Saturday, 9.51pm
Sheffield, U.K.
The metaphor is perhaps one of man’s most fruitful potentialities. Its efficacy verges on magic, and it seems a tool for creation which God forgot inside one of His creatures when He made him. – Jose Ortega y Gasset
I’m getting a lot of my inspiration from TED talks at the moment – mainly because I watch them while putting the kids to bed in a bid to avoid falling asleep myself.
And Morgan Spurlock’s talk The greatest TED talk ever sold came up on my feed.
It’s about Spurlock’s vision to create a film about product placement but the bit that caught my attention was twelve minutes in where Spurlock decided he needed an expert to help him understand his “brand personality”.
He went to Olson Zaltman, founded by Dr Gerald Zaltman who came up with the Zaltman metaphor elicitation technique, or ZMET.
The process they used with Spurlock came up with the idea that his brand personality was “mindful-playful”, which seemed to sum up his approach of going into deep, important subjects in a different, imaginative and irreverent way.
So, what is ZMET and how does it work.
It turns out that it was patented and I came across another associated patent on using the technique along with physiological monitoring.
The basic point Zaltman makes is that most communication is non-verbal, although that’s debatable, so market research methods that are based on verbal means miss the stuff that isn’t being said – the things people are less aware of.
The ZMET is a way to make these “hidden” preferences more visible.
The picture above takes elements of the MET that’s described in the patent – 14 steps in all.
The process starts with something like a storyboard – select images that are important to you and talk about them, tell stories to the researcher.
Sort your images into groups – try and see what’s common about them.
The reason you’re doing this is to study something – yourself perhaps – or your product brand – so dig into that product using all the senses you have, including sound, shape, touch, smell, taste and feelings.
From all your images select one that is the most representative – what describes you best.
Now that you’ve seen all you’ve seen, think about what you couldn’t get – talk about that.
Talk about the opposite of what you are.
Talk about the one critical message you want the audience to get.
And talk about what they will want to hear least – what’s the message they will be most resistant to.
Now, if you’ve done all this you have a rich trove of material to work with – lots and lots of metaphors.
Then you put things together to create a mental map – what I’m used to calling a conceptual model.

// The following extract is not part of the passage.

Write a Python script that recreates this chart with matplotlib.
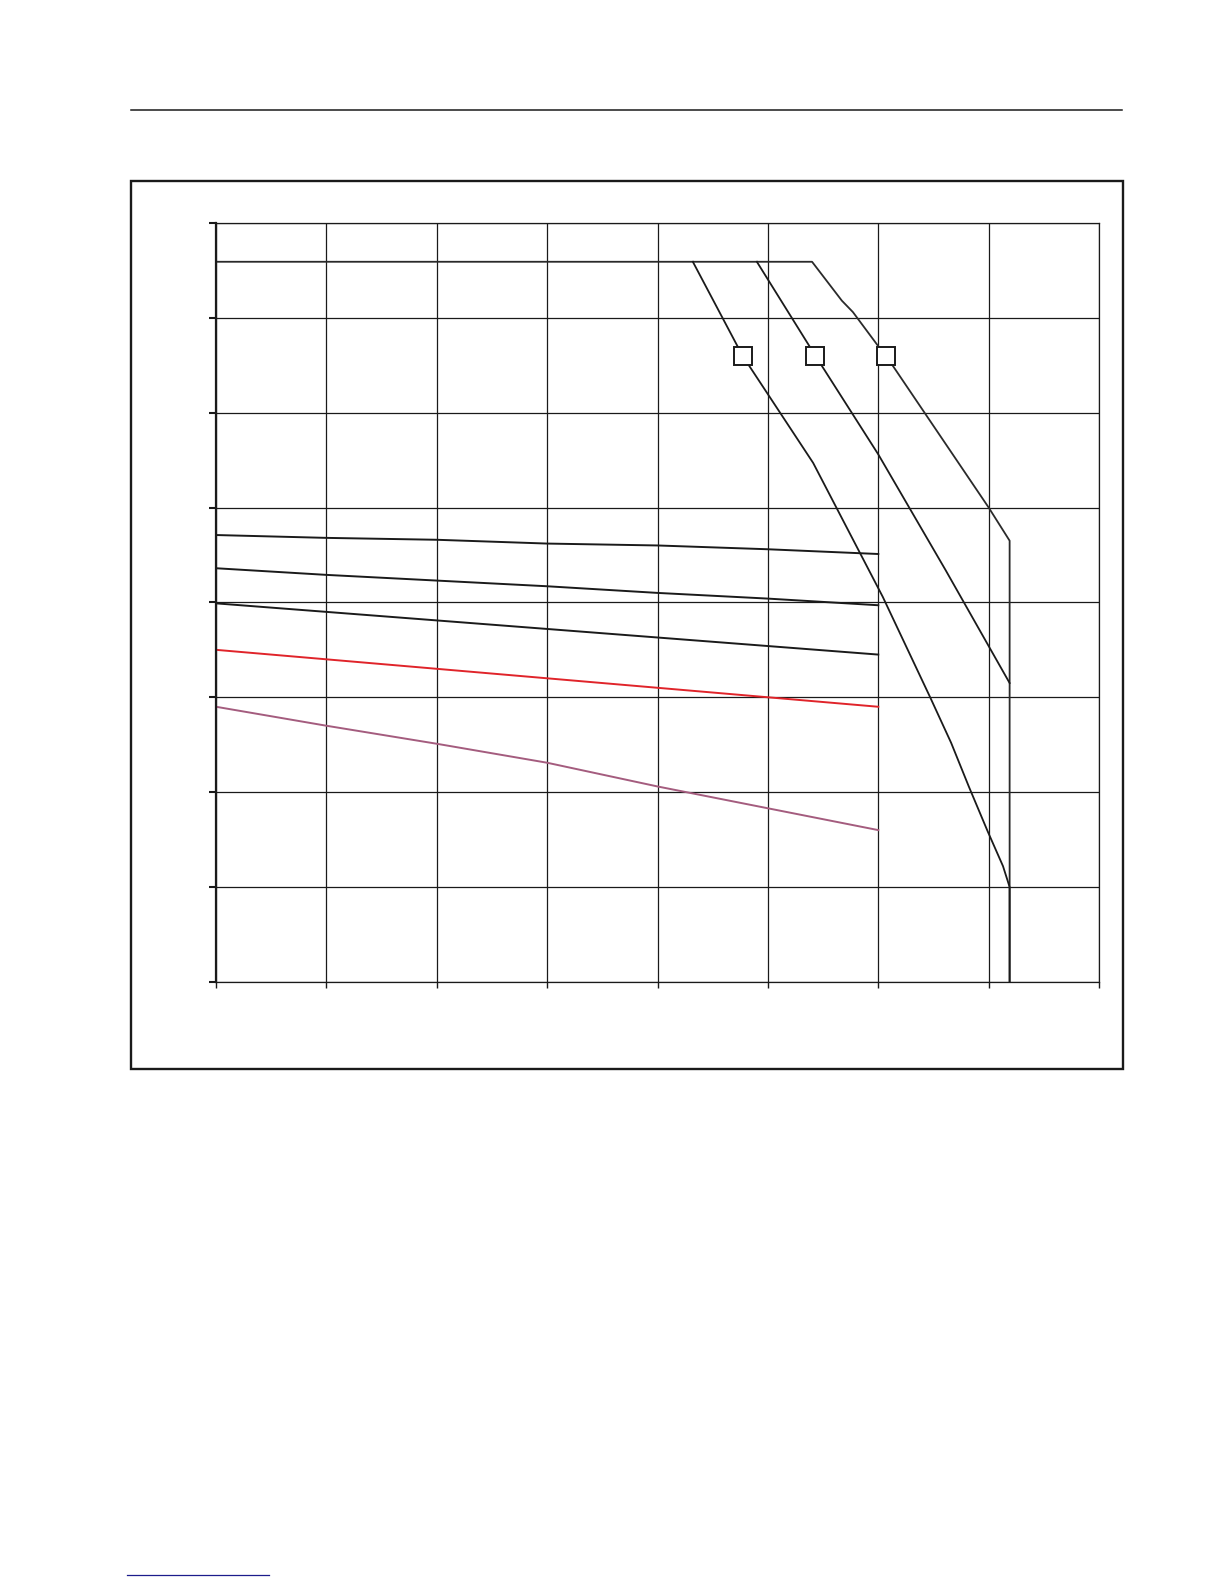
import matplotlib
matplotlib.use("Agg")
import matplotlib.pyplot as plt
from matplotlib.patches import Rectangle
from matplotlib.lines import Line2D

# grid / tick values (no labels shown in the chart)
x_ticks = [0, 20, 40, 60, 80, 100, 120, 140, 160]
y_ticks = [0, 10, 20, 30, 40, 50, 60, 70, 80]

# steady lines, read at every gridline up to x=120
x_steady = [0, 20, 40, 60, 80, 100, 120]
y_black1 = [47.1, 46.8, 46.6, 46.2, 46.0, 45.6, 45.1]
y_black2 = [43.6, 42.9, 42.3, 41.7, 41.0, 40.4, 39.7]
y_black3 = [39.9, 39.0, 38.1, 37.2, 36.3, 35.4, 34.5]
y_red = [35.0, 34.0, 33.0, 32.0, 31.0, 30.0, 29.0]
y_purple = [29.0, 27.0, 25.1, 23.1, 20.6, 18.3, 16.0]

# derating curves
curve_a_x = [86.4, 95.4, 108.2, 116.6, 120.8, 129.4, 133.2, 136.4, 139.8, 142.6, 143.8, 143.8]
curve_a_y = [75.9, 66.0, 54.7, 45.3, 40.6, 30.0, 25.2, 20.6, 15.9, 12.2, 10.0, 0]
curve_b_x = [98.0, 108.6, 120.0, 132.2, 143.8]
curve_b_y = [75.9, 66.0, 55.6, 43.4, 31.5]
curve_c_x = [0, 108.0, 113.4, 115.4, 120.0, 121.4, 140.0, 143.8, 143.8]
curve_c_y = [75.9, 75.9, 71.8, 70.6, 67.0, 66.0, 50.0, 46.5, 0]

# label boxes sitting on the curves
box_x = [95.4, 108.6, 121.4]
box_y = [66.0, 66.0, 66.0]

fig = plt.figure(figsize=(12.24, 15.84), dpi=100)
ax = fig.add_axes([0.1765, 0.3801, 0.7214, 0.4792])

ax.set_xlim(0, 160)
ax.set_ylim(0, 80)
ax.set_xticks(x_ticks)
ax.set_yticks(y_ticks)
ax.set_xticklabels([])
ax.set_yticklabels([])
ax.grid(True, color='#1a1a1a', linewidth=0.9)
ax.set_axisbelow(True)
ax.tick_params(axis='y', direction='out', length=5, width=1.5, color='#1a1a1a')
ax.tick_params(axis='x', direction='out', length=4.5, width=1.0, color='#1a1a1a')
for side in ['top', 'right', 'bottom']:
    ax.spines[side].set_linewidth(0.9)
    ax.spines[side].set_color('#1a1a1a')
ax.spines['left'].set_linewidth(1.6)
ax.spines['left'].set_color('#1a1a1a')

# steady lines
ax.plot(x_steady, y_black1, color='#1a1a1a', lw=1.4)
ax.plot(x_steady, y_black2, color='#1a1a1a', lw=1.4)
ax.plot(x_steady, y_black3, color='#1a1a1a', lw=1.4)
ax.plot(x_steady, y_red, color='#e0242a', lw=1.4)
ax.plot(x_steady, y_purple, color='#a45c7e', lw=1.4)

# derating curves
ax.plot(curve_c_x, curve_c_y, color='#2a2a2a', lw=1.3)
ax.plot(curve_a_x, curve_a_y, color='#1a1a1a', lw=1.3)
ax.plot(curve_b_x, curve_b_y, color='#1a1a1a', lw=1.3)
ax.plot(box_x, box_y, linestyle='none', marker='s', markersize=12.5,
        markerfacecolor='white', markeredgecolor='#1a1a1a', markeredgewidth=1.4, zorder=5)

# outer frame around the chart
fig.patches.append(Rectangle((0.1070, 0.3251), 0.8105, 0.5606, transform=fig.transFigure,
                             fill=False, edgecolor='#1a1a1a', linewidth=1.7))
# page header rule and footer link line
fig.lines.append(Line2D([0.107, 0.9167], [0.9306, 0.9306], transform=fig.transFigure,
                        color='#1a1a1a', linewidth=1.1))
fig.lines.append(Line2D([0.1038, 0.2198], [0.0057, 0.0057], transform=fig.transFigure,
                        color='#1c1c8c', linewidth=0.9))

fig.savefig('out.png', dpi=100)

Something like “mindful-playful”.
It would be nice to see if there are other groupings like that but I didn’t find that in my brief search, no doubt there are papers on the topic.
The thing with this method is that it’s like a storyboard on steroids.
We know we’re told to collect pictures of what we want – get that image clear.
But this approach takes those images and really digs into them to find out what’s underpinning them – and that’s why I think it’s really quite powerful.
Personally, I might do it with drawings, just because that’s even more organic.
You know – talk to someone about the important events in their lives and get them to draw rough sketches, sort of like I’ve done in the picture.
But really, it’s about trying to hear what’s often not said.
And it’s when you do that that you discover what’s at the very core of who you are.
And when you do that you know everything you need to know to get your brand personality right.